Dyslexic children often have other excellent gifts (such as an ability to think rapidly in three dimensions, making them excellent at Lego building and architecture) and tend to be highly intelligent. If your child has good verbal skills, but seems unable to read despite wanting to do so, and is at least eight or nine, then it may be worth having him tested for dyslexia. There are some excellent resources available to help dyslexic children: from a different method of phonic learning through to coloured acetate glasses which apparently stop the words from jumping around on the page.

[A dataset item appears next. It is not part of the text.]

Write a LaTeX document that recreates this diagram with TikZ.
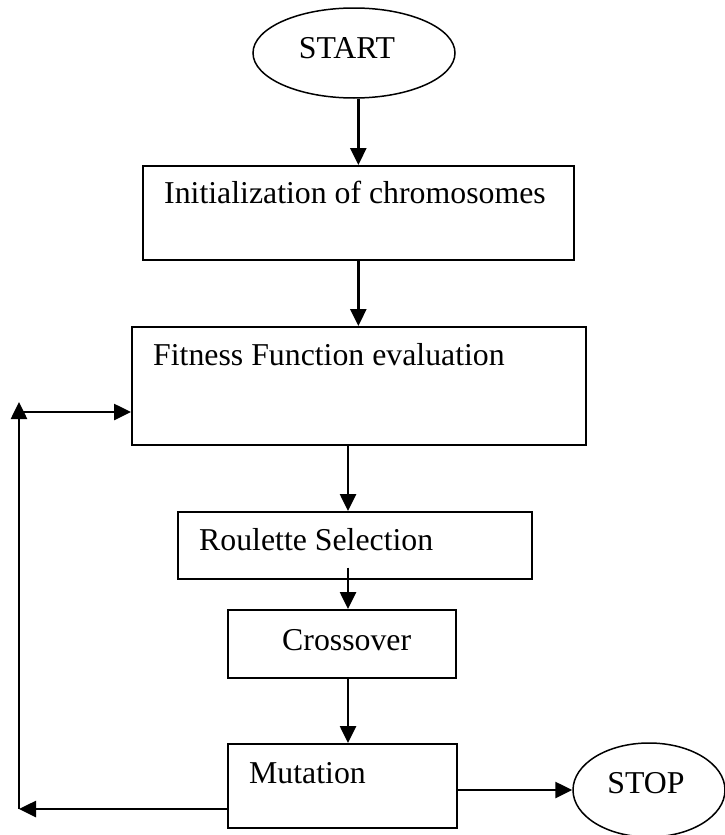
\documentclass[tikz,border=0pt]{standalone}
\usepackage{fontspec}
\setmainfont{Liberation Serif}
\usetikzlibrary{arrows.meta,shapes.geometric}
\begin{document}
\begin{tikzpicture}[x=1pt,y=-1pt,
  boxnode/.style={draw,line width=1.7pt,rectangle,inner sep=0pt,anchor=north west},
  ovalnode/.style={draw,line width=1.5pt,ellipse,inner sep=0pt},
  txt/.style={font=\fontsize{31.8}{36}\selectfont,inner sep=0pt,anchor=base west},
  flow/.style={line width=2.6pt,-{Triangle[length=17pt,width=16pt]}}]
\useasboundingbox (0,0) rectangle (724,835);
% shapes
\node[ovalnode,minimum width=202pt,minimum height=90pt] (start) at (354,53) {};
\node[txt,anchor=base] (starttxt) at (347,58) {START};
\node[boxnode,minimum width=431pt,minimum height=94pt] (init) at (142,165) {};
\node[txt] (inittxt) at (164,203) {Initialization of chromosomes};
\node[boxnode,minimum width=454pt,minimum height=118pt] (fit) at (131,326) {};
\node[txt] (fittxt) at (153,365) {Fitness Function evaluation};
\node[boxnode,minimum width=354pt,minimum height=67pt] (roul) at (177,511) {};
\node[txt] (roultxt) at (199,550) {Roulette Selection};
\node[boxnode,minimum width=228pt,minimum height=68pt] (cross) at (227,609) {};
\node[txt] (crosstxt) at (282,650) {Crossover};
\node[boxnode,minimum width=229pt,minimum height=84pt] (mut) at (227,743) {};
\node[txt] (muttxt) at (249,783) {Mutation};
\node[ovalnode,minimum width=152pt,minimum height=94pt] (stop) at (649,790) {};
\node[txt,anchor=base] (stoptxt) at (646,793) {STOP};
% helper coordinates
\coordinate (axis) at (348,0);
\coordinate (rs) at ([yshift=12pt]roul.south);
\coordinate (bl) at (19,809);
\coordinate (tl) at (19,402);
\coordinate (fb) at (19,412);
% connectors
\draw[flow] (start.south -| init.north) -- (init.north);
\draw[flow] (init.south) -- (init.south |- fit.north);
\draw[flow] (fit.south -| axis) -- (roul.north -| axis);
\draw[flow] (rs -| axis) -- (cross.north -| axis);
\draw[flow] (cross.south -| axis) -- (mut.north -| axis);
\draw[flow] (mut.east |- stop.west) -- (stop.west);
\draw[flow] (mut.west |- bl) -- (bl);
\draw[flow] (bl) -- (tl);
\draw[flow] (fb) -- (fb -| fit.west);
\end{tikzpicture}
\end{document}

However if your child is younger than eight, it may simply be that he’s not yet ready to learn to read. Just as some young children are unable to hop, or to sing in tune, or to tie shoe-laces, so some young children are not yet able to read. Patience, and encouragement may be all that is needed, and eventually the skills will be acquired.
No single method
I once chatted to an experienced Reception class teacher. She said that in all her years of teaching she had never come across two children who learned to read in exactly the same way. She said that a few children grasp everything quickly, and read fluently by the end of the Reception year (age 4-5). However, a few others have no interest at all at this age. They are still struggling with understanding basic sounds by the time they go into Year One. The majority are somewhere in between. They learn sometimes in leaps, sometimes by plateaux. Sometimes they need repetition, sometimes they do better with new books to inspire them.

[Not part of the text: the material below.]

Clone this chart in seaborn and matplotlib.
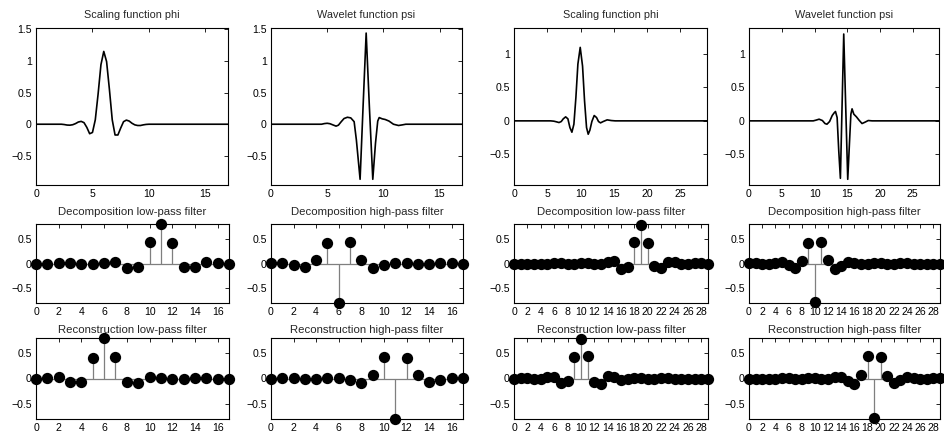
import numpy as np
import pandas as pd
import matplotlib
matplotlib.use("Agg")
import matplotlib.pyplot as plt
import seaborn as sns

# ---------------- data ----------------
# coif3 scaling / wavelet functions
phi3_x = [0, 2.0, 2.25, 2.5, 2.75, 3.0, 3.25, 3.5, 3.75, 4.0, 4.25, 4.5, 4.75, 5.0, 5.25, 5.5, 5.75,
          6.0, 6.25, 6.5, 6.75, 7.0, 7.25, 7.5, 7.75, 8.0, 8.25, 8.5, 8.75, 9.0, 9.25, 9.5, 9.75, 10.0, 17]
phi3_y = [0, 0, 0, -0.005, -0.013, -0.015, -0.008, 0.01, 0.035, 0.045, 0.025, -0.05, -0.15, -0.13,
          0.07, 0.48, 0.94, 1.15, 0.99, 0.55, 0.07, -0.17, -0.17, -0.06, 0.04, 0.065, 0.05, 0.015,
          -0.01, -0.02, -0.02, -0.01, -0.003, 0, 0]

psi3_x = [0, 4.5, 4.75, 5.0, 5.25, 5.5, 5.79, 6.0, 6.25, 6.5, 6.8, 7.1, 7.4, 7.6, 7.93, 8.2, 8.47,
          8.75, 9.06, 9.3, 9.5, 9.63, 9.9, 10.16, 10.5, 10.9, 11.35, 11.7, 12.0, 17]
psi3_y = [0, 0, 0.01, 0.015, 0.008, -0.01, -0.03, -0.015, 0.04, 0.09, 0.11, 0.1, 0.04, -0.25, -0.87,
          0.3, 1.44, 0.3, -0.87, -0.3, 0.05, 0.105, 0.085, 0.075, 0.05, 0.0, -0.02, -0.01, 0, 0]

# coif5 scaling / wavelet functions
phi5_x = [0, 5.5, 6.0, 6.4, 6.76, 7.1, 7.4, 7.76, 8.1, 8.4, 8.7, 9.0, 9.3, 9.6, 9.95, 10.3, 10.6,
          10.9, 11.15, 11.4, 11.7, 12.05, 12.4, 12.7, 13.0, 13.4, 14.0, 14.6, 15.2, 29]
phi5_y = [0, 0, -0.005, -0.015, -0.025, -0.01, 0.03, 0.06, 0.03, -0.1, -0.17, -0.05, 0.35, 0.85,
          1.10, 0.82, 0.3, -0.1, -0.2, -0.14, -0.01, 0.08, 0.05, -0.01, -0.03, -0.01, 0.015, 0.005, 0, 0]

psi5_x = [0, 9.8, 10.2, 10.7, 11.2, 11.6, 11.9, 12.3, 12.7, 13.0, 13.2, 13.45, 13.7, 13.95, 14.2,
          14.46, 14.75, 15.07, 15.35, 15.55, 15.73, 16.0, 16.4, 16.8, 17.25, 17.7, 18.2, 18.8, 19.5, 29]
psi5_y = [0, 0, 0.01, 0.025, 0.005, -0.04, -0.05, -0.01, 0.08, 0.12, 0.14, 0.05, -0.45, -0.86, 0.2,
          1.3, 0.25, -0.875, -0.3, 0.1, 0.18, 0.1, 0.06, 0.01, -0.04, -0.02, 0.005, 0.0, 0, 0]

# coif3 filters (18 taps)
c3_dec_lo = [-0.00003, -0.00007, 0.00047, 0.00112, -0.00257, -0.00901, 0.01588, 0.03456, -0.08230,
             -0.07180, 0.42848, 0.79378, 0.40518, -0.06112, -0.06577, 0.02345, 0.00778, -0.00379]
c3_dec_hi = [0.00379, 0.00778, -0.02345, -0.06577, 0.06112, 0.40518, -0.79378, 0.42848, 0.07180,
             -0.08230, -0.03456, 0.01588, 0.00901, -0.00257, -0.00112, 0.00047, 0.00007, -0.00003]
c3_rec_lo = [-0.00379, 0.00778, 0.02345, -0.06577, -0.06112, 0.40518, 0.79378, 0.42848, -0.07180,
             -0.08230, 0.03456, 0.01588, -0.00901, -0.00257, 0.00112, 0.00047, -0.00007, -0.00003]
c3_rec_hi = [-0.00003, 0.00007, 0.00047, -0.00112, -0.00257, 0.00901, 0.01588, -0.03456, -0.08230,
             0.07180, 0.42848, -0.79378, 0.40518, 0.06112, -0.06577, -0.02345, 0.00778, 0.00379]

# coif5 filters (30 taps)
c5_dec_lo = [0.0, 0.0, 0.0, 0.0, -0.00002, -0.00004, 0.00014, 0.00030, -0.00064, -0.00166, 0.00243,
             0.00676, -0.00916, -0.01976, 0.03268, 0.04129, -0.10557, -0.06204, 0.43799, 0.77429,
             0.42157, -0.05204, -0.09192, 0.02817, 0.02341, -0.01013, -0.00416, 0.00218, 0.00036, -0.00021]
c5_dec_hi = [0.00021, 0.00036, -0.00218, -0.00416, 0.01013, 0.02341, -0.02817, -0.09192, 0.05204,
             0.42157, -0.77429, 0.43799, 0.06204, -0.10557, -0.04129, 0.03268, 0.01976, -0.00916,
             -0.00676, 0.00243, 0.00166, -0.00064, -0.00030, 0.00014, 0.00004, -0.00002, 0.0, 0.0, 0.0, 0.0]
c5_rec_lo = [-0.00021, 0.00036, 0.00218, -0.00416, -0.01013, 0.02341, 0.02817, -0.09192, -0.05204,
             0.42157, 0.77429, 0.43799, -0.06204, -0.10557, 0.04129, 0.03268, -0.01976, -0.00916,
             0.00676, 0.00243, -0.00166, -0.00064, 0.00030, 0.00014, -0.00004, -0.00002, 0.0, 0.0, 0.0, 0.0]
c5_rec_hi = [0.0, 0.0, 0.0, 0.0, -0.00002, 0.00004, 0.00014, -0.00030, -0.00064, 0.00166, 0.00243,
             -0.00676, -0.00916, 0.01976, 0.03268, -0.04129, -0.10557, 0.06204, 0.43799, -0.77429,
             0.42157, 0.05204, -0.09192, -0.02817, 0.02341, 0.01013, -0.00416, -0.00218, 0.00036, 0.00021]

titles_top = ["Scaling function phi", "Wavelet function psi"]
titles_filt = ["Decomposition low-pass filter", "Decomposition high-pass filter",
               "Reconstruction low-pass filter", "Reconstruction high-pass filter"]

# ---------------- style ----------------
sns.set_theme(style="white")
plt.rcParams['font.family'] = ['Liberation Sans', 'DejaVu Sans']
plt.rcParams['axes.unicode_minus'] = True

W, H = 944, 434
fig = plt.figure(figsize=(W / 100, H / 100), dpi=100)
fig.patch.set_facecolor("white")


def add_ax(l, r, t, b):
    return fig.add_axes([l / W, 1 - b / H, (r - l) / W, (b - t) / H])


def style(ax):
    for s in ax.spines.values():
        s.set_color("black")
        s.set_linewidth(0.8)
    ax.tick_params(direction="in", length=3, width=0.6, top=True, right=True,
                   labelsize=7.6, pad=3, colors="black")
    ax.set_xlabel("")
    ax.set_ylabel("")


def fmt(v):
    s = ("%g" % v)
    return s.replace("-", "\u2212")


def func_panel(ax, xs, ys, n, ylim, title, xt):
    sns.lineplot(x=xs, y=ys, ax=ax, color="black", linewidth=1.2, sort=False, estimator=None)
    ax.set_xlim(0, n)
    ax.set_ylim(*ylim)
    yt = [-0.5, 0, 0.5, 1, 1.5] if ylim[1] >= 1.5 else [-0.5, 0, 0.5, 1]
    ax.set_yticks(yt)
    ax.set_yticklabels([fmt(v) for v in yt])
    ax.set_xticks(xt)
    ax.set_xticklabels([fmt(v) for v in xt])
    ax.set_title(title, fontsize=7.8, pad=7.5)
    style(ax)


def filt_panel(ax, vals, title, pad):
    n = len(vals)
    idx = np.arange(n)
    df = pd.DataFrame({"k": idx, "v": vals})
    ax.hlines(0, 0, n - 1, color="#7f7f7f", linewidth=0.9, zorder=2)
    ax.vlines(df["k"], 0, df["v"], color="#7f7f7f", linewidth=0.9, zorder=2)
    sns.scatterplot(data=df, x="k", y="v", ax=ax, color="black", s=66, linewidth=0,
                    zorder=4, clip_on=False, legend=False)
    ax.set_xlim(0, n - 1)
    ax.set_ylim(-0.794, 0.794)
    ax.set_yticks([-0.5, 0, 0.5])
    ax.set_yticklabels([fmt(v) for v in [-0.5, 0, 0.5]])
    xt = list(range(0, n, 2))
    ax.set_xticks(xt)
    ax.set_xticklabels([str(v) for v in xt])
    ax.set_title(title, fontsize=8.2, pad=pad)
    style(ax)


cols_top = [(36, 228), (271, 462), (514, 707), (749, 939)]
cols_flt = [(36, 229), (271, 463), (514, 708), (749, 940)]

ylim3 = (-0.96, 1.52)
ylim5 = (-0.96, 1.39)

ax = add_ax(*cols_top[0], 28, 185)
func_panel(ax, phi3_x, phi3_y, 17, ylim3, titles_top[0], [0, 5, 10, 15])
ax = add_ax(*cols_top[1], 28, 185)
func_panel(ax, psi3_x, psi3_y, 17, ylim3, titles_top[1], [0, 5, 10, 15])
ax = add_ax(*cols_top[2], 28, 185)
func_panel(ax, phi5_x, phi5_y, 29, ylim5, titles_top[0], [0, 5, 10, 15, 20, 25])
ax = add_ax(*cols_top[3], 28, 185)
func_panel(ax, psi5_x, psi5_y, 29, ylim5, titles_top[1], [0, 5, 10, 15, 20, 25])

rows = [(224, 303), (338, 419)]
pads = [6.5, 3.5]
f3 = [c3_dec_lo, c3_dec_hi, c3_rec_lo, c3_rec_hi]
f5 = [c5_dec_lo, c5_dec_hi, c5_rec_lo, c5_rec_hi]
for i in range(4):
    r = rows[i // 2]
    p = pads[i // 2]
    c = i % 2
    ax = add_ax(*cols_flt[c], *r)
    filt_panel(ax, f3[i], titles_filt[i], p)
    ax = add_ax(*cols_flt[2 + c], *r)
    filt_panel(ax, f5[i], titles_filt[i], p)

fig.savefig("out.png", dpi=100, facecolor="white")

This teacher assigned reading books based on the child’s learning style, ability and interests. She heard each child at least once a week, preferably more. However, most of the reading, she acknowledged, was learned at home. It happened when the parents read with and to the child daily, and talked about words and language.
There is no single method that will work for every child. If you choose to follow a book or method of teaching reading, it may work with your children, or it may not. Those schemes which seem to guarantee success probably use a variety of techniques, so that almost any child will find something to catch his interest.